In Ecuador there are reforestation programs for the palo santo tree. To reforest, the transplant method is used, which consists of determining an area of the forest with an overpopulation of the same species to extract the trees that are very close to each other. They are then transferred to an area of the forest where there are no trees so that they can continue their natural development. In this way, the space that remains when the trees are extracted will be used by other native species of the dry forest.

==Uses==

===Ethnobotanical uses===
The use of palo santo from B. graveolens is traditional in South America, especially in Bolivia, Ecuador and Peru. It is used against mala energía ('bad energy'; Palo santo para limpiar tu casa de la mala energia, palo santo para la buena suerte, lit. 'Palo santo to cleanse your house of bad energy, palo santo for good luck'), which may sometimes refer to clinical disease. Its use reportedly dates back to the Inca era. Palo santo is common today as a type of incense.

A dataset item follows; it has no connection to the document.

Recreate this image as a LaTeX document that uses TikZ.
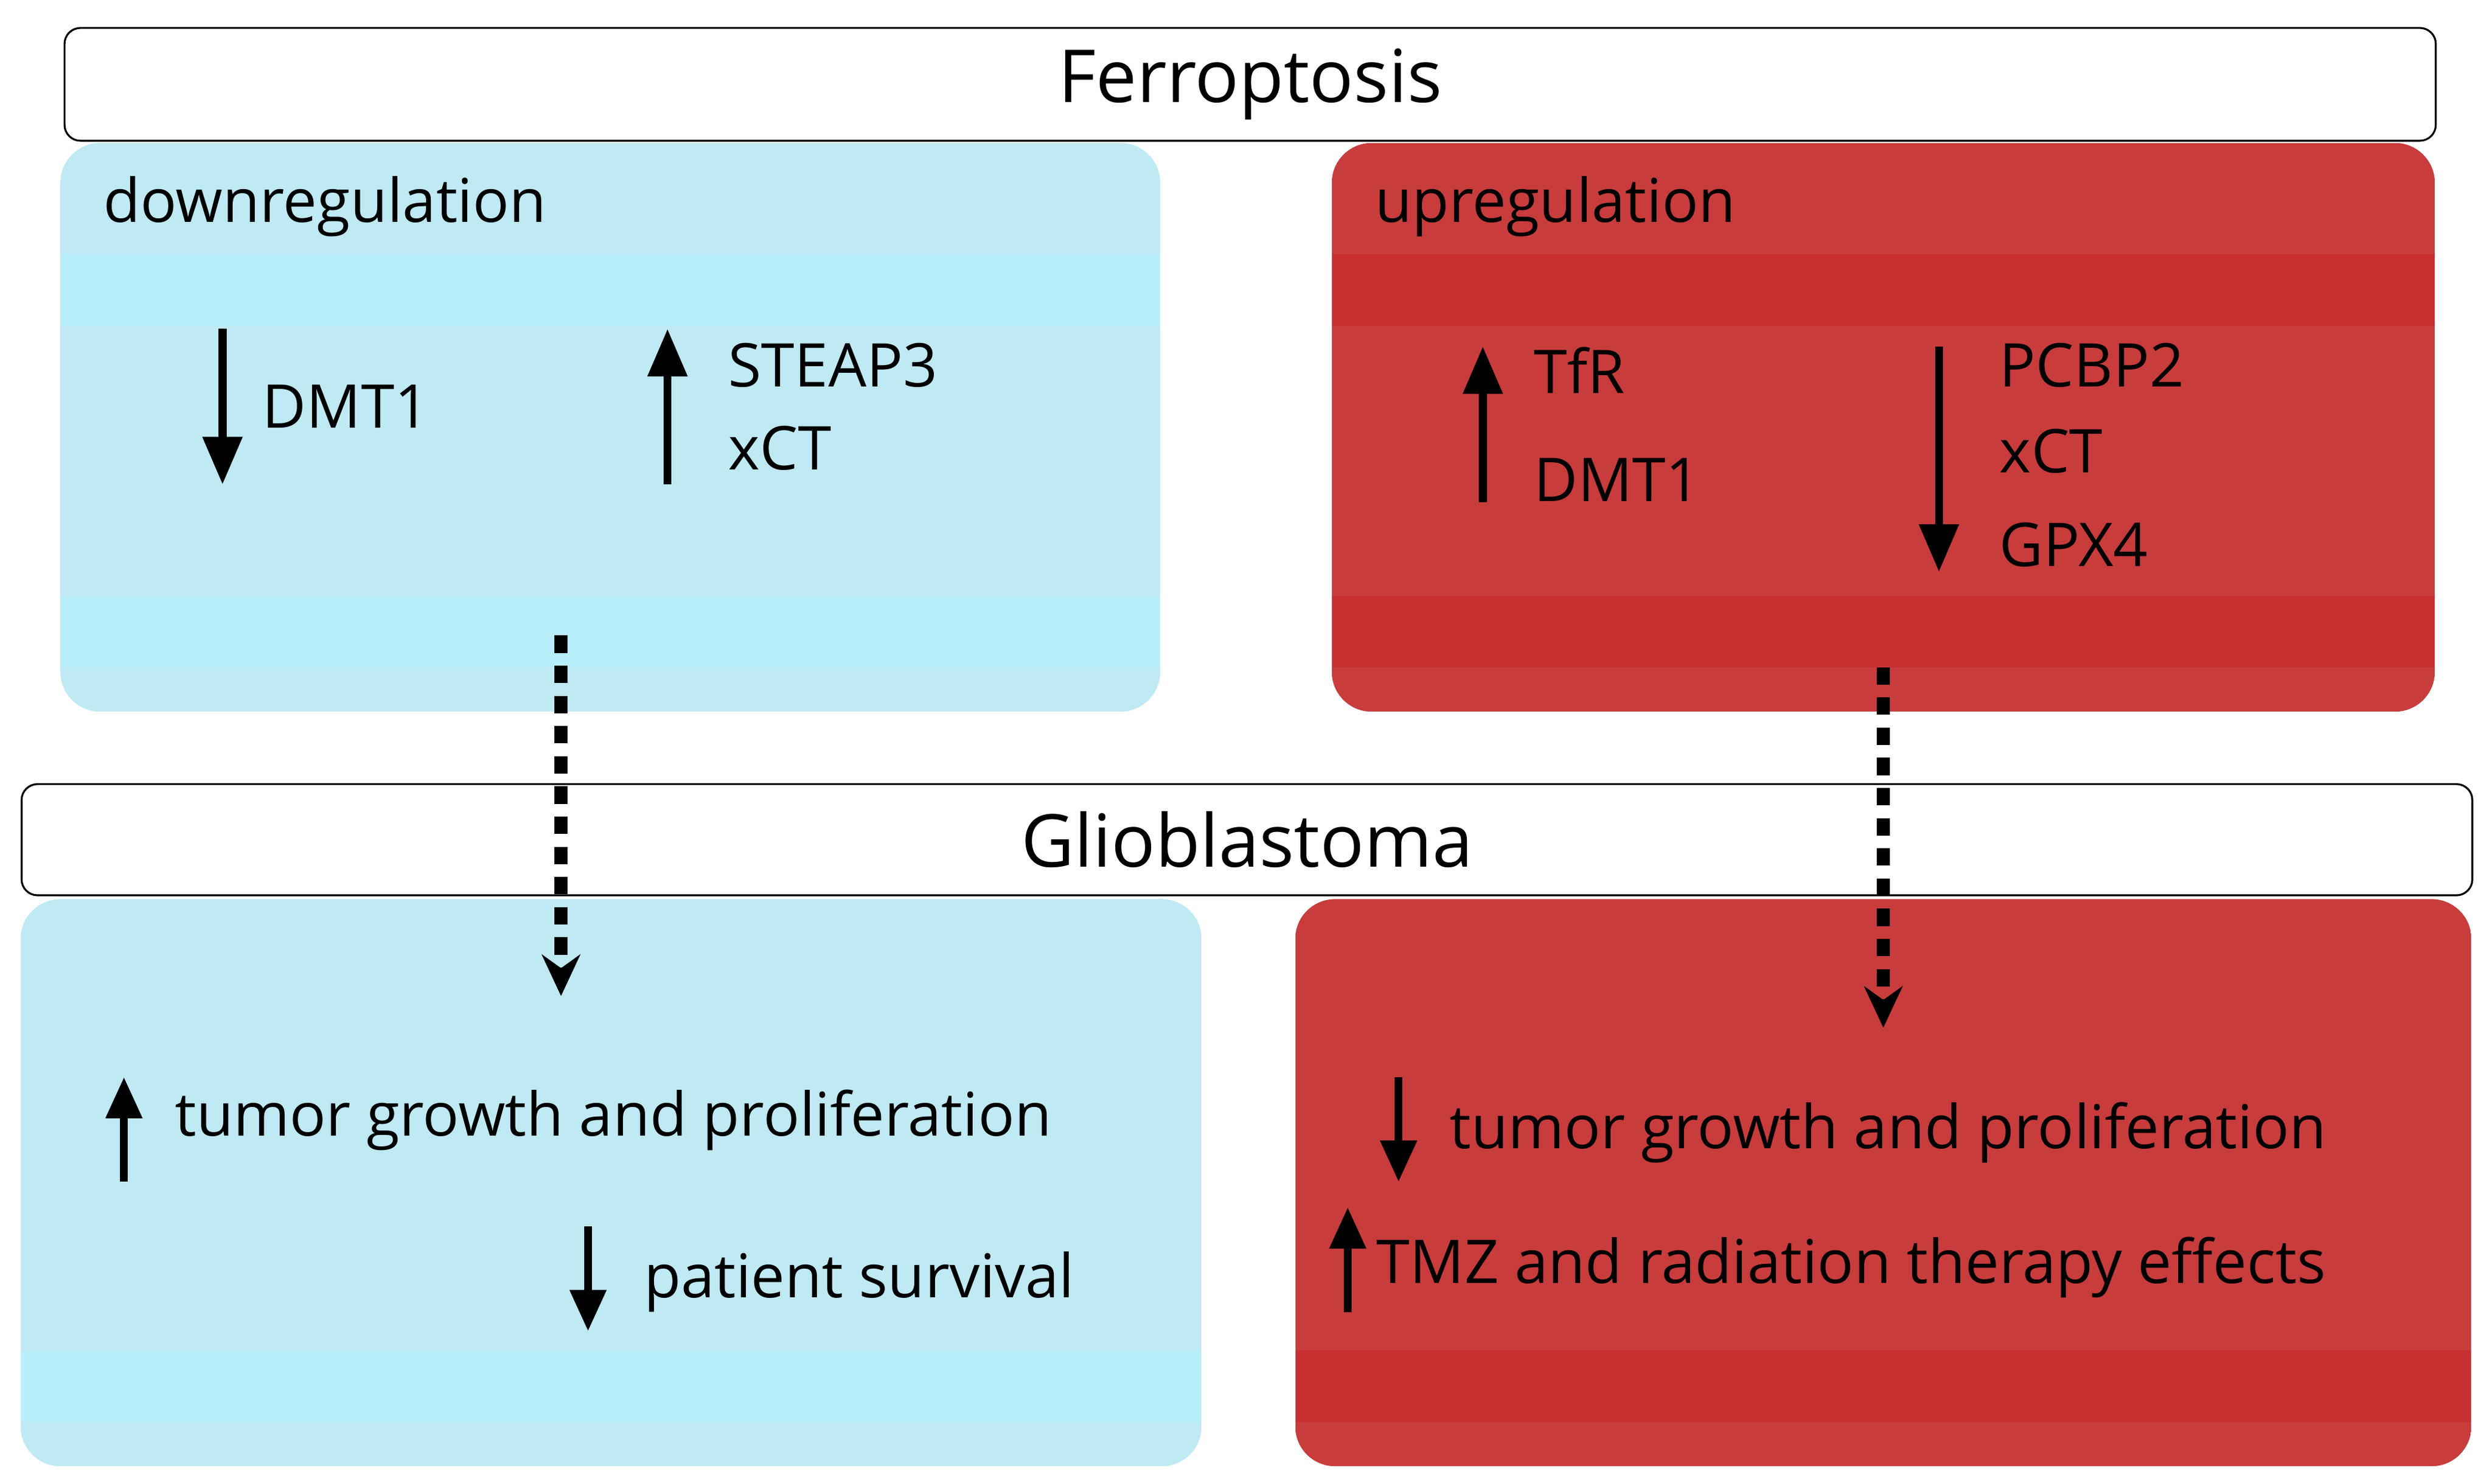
\documentclass[tikz,border=0pt]{standalone}
\usepackage{fontspec}
\setmainfont{Open Sans}
\usetikzlibrary{arrows.meta}
\definecolor{lb}{HTML}{BFE9F3}
\definecolor{lbb}{HTML}{B8EDFA}
\definecolor{rd}{HTML}{C83C3C}
\definecolor{rdb}{HTML}{C82F31}
\begin{document}
\begin{tikzpicture}[x=1pt,y=-1pt,
  title/.style={draw=black,line width=1.2pt,fill=white,rounded corners=10pt},
  lab/.style={anchor=west,font=\fontsize{38}{40}\selectfont,inner sep=0},
  big/.style={font=\fontsize{46}{48}\selectfont},
  ar/.style={line width=5pt,-{Triangle[length=30pt,width=24pt]}},
  sar/.style={line width=5pt,-{Triangle[length=26pt,width=22pt]}},
  dar/.style={line width=8pt,dash pattern=on 11pt off 8pt,-{Stealth[length=26pt,width=24pt]}}]
\useasboundingbox (0,0) rectangle (1568,934);
\fill[white] (0,0) rectangle (1568,934);
% top panels
\begin{scope}
\clip[rounded corners=25pt] (38,90) rectangle (730,448);
\fill[lb] (38,90) rectangle (730,448);
\fill[lbb] (38,160) rectangle (730,205);
\fill[lbb] (38,375) rectangle (730,420);
\end{scope}
\begin{scope}
\clip[rounded corners=25pt] (838,90) rectangle (1532,448);
\fill[rd] (838,90) rectangle (1532,448);
\fill[rdb] (838,160) rectangle (1532,205);
\fill[rdb] (838,375) rectangle (1532,420);
\end{scope}
\begin{scope}
\clip[rounded corners=25pt] (13,566) rectangle (756,923);
\fill[lb] (13,566) rectangle (756,923);
\fill[lbb] (13,850) rectangle (756,895);
\end{scope}
\begin{scope}
\clip[rounded corners=25pt] (815,566) rectangle (1555,923);
\fill[rd] (815,566) rectangle (1555,923);
\fill[rdb] (815,850) rectangle (1555,895);
\end{scope}
\node[title,minimum width=1492pt,minimum height=71pt,anchor=north west] (ferro) at (40,17) {};
\node[big] at (ferro.center) {Ferroptosis};
\node[title,minimum width=1542pt,minimum height=70pt,anchor=north west] (glio) at (13,493) {};
\node[big] at (glio.center) {Glioblastoma};
\node[lab] (down) at (65,130) {downregulation};
\node[lab] (up) at (865,130) {upregulation};
% blue top
\coordinate (a1s) at (140,207); \coordinate (a1e) at (140,305);
\draw[ar] (a1s) -- (a1e);
\node[lab] (dmt1) at (165,256) {DMT1};
\coordinate (a2s) at (420,305); \coordinate (a2e) at (420,207);
\draw[ar] (a2s) -- (a2e);
\node[lab] (steap) at (458,230) {STEAP3};
\node[lab] (xct1) at (458,282) {xCT};
% red top
\coordinate (a3s) at (933,316); \coordinate (a3e) at (933,218);
\draw[ar] (a3s) -- (a3e);
\node[lab] (tfr) at (965,233) {TfR};
\node[lab] (dmt2) at (965,302) {DMT1};
\coordinate (a4s) at (1220,218); \coordinate (a4e) at (1220,360);
\draw[ar] (a4s) -- (a4e);
\node[lab] (pcbp) at (1258,230) {PCBP2};
\node[lab] (xct2) at (1258,284) {xCT};
\node[lab] (gpx) at (1258,343) {GPX4};
% dotted
\coordinate (d1s) at (353,400); \coordinate (d1e) at (353,627);
\draw[dar] (d1s) -- (d1e);
\coordinate (d2s) at (1185,420); \coordinate (d2e) at (1185,647);
\draw[dar] (d2s) -- (d2e);
% bottom blue
\coordinate (b1s) at (78,744); \coordinate (b1e) at (78,678);
\draw[sar] (b1s) -- (b1e);
\node[lab] (tg1) at (110,705) {tumor growth and proliferation};
\coordinate (b2s) at (370,772); \coordinate (b2e) at (370,838);
\draw[sar] (b2s) -- (b2e);
\node[lab] (ps) at (405,807) {patient survival};
% bottom red
\coordinate (b3s) at (880,678); \coordinate (b3e) at (880,744);
\draw[sar] (b3s) -- (b3e);
\node[lab] (tg2) at (912,713) {tumor growth and proliferation};
\coordinate (b4s) at (848,826); \coordinate (b4e) at (848,760);
\draw[sar] (b4s) -- (b4e);
\node[lab] (tmz) at (866,798) {TMZ and radiation therapy effects};
\end{tikzpicture}
\end{document}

Palo santo oil was used during the time of the Incas for its reputed spiritual purifying properties. Today, palo santo oil may be applied to the body (such as at the base of the skull or on the spine) to increase relaxation, similar to aromatherapy.

Palo santo may be burned, similar to incense, by lighting shavings of palo santo wood. In Peru, a shaman, or medicine man, reportedly lights palo santo sticks and the rising smoke will enter the "energy field" of ritual participants to "clear misfortune, negative thoughtprints, and 'evil spirits'". Peruvians harvest fallen branches and twigs of the B. graveolens tree, a practice that is regulated by the government of Peru, so trees are not cut for wood harvesting. The charcoal of palo santo sticks can also be used for ritual smudging. Yoga studios and witchcraft practitioners utilize the substance.

===Drinks===
Palo santo wood has been used in the aging of some beers, either as barrels, or simply as wood chips; stronger, darker beers being the preferred style for the wood to complement. Examples include Dogfish Head's Marron Brown Ale from the US, Stu Mostow's Palo Santo and Coconut Baltic Porter from Poland, Põhjala's Baltic Porter Day 2022 from, Drunken Bros' Misfit Pumkins, and Laugar Brewery's Braskadi from the Basque Country.

Palo santo wood has also been used in aging barrels for whiskey. In Ecuador, they drink palo santo tea.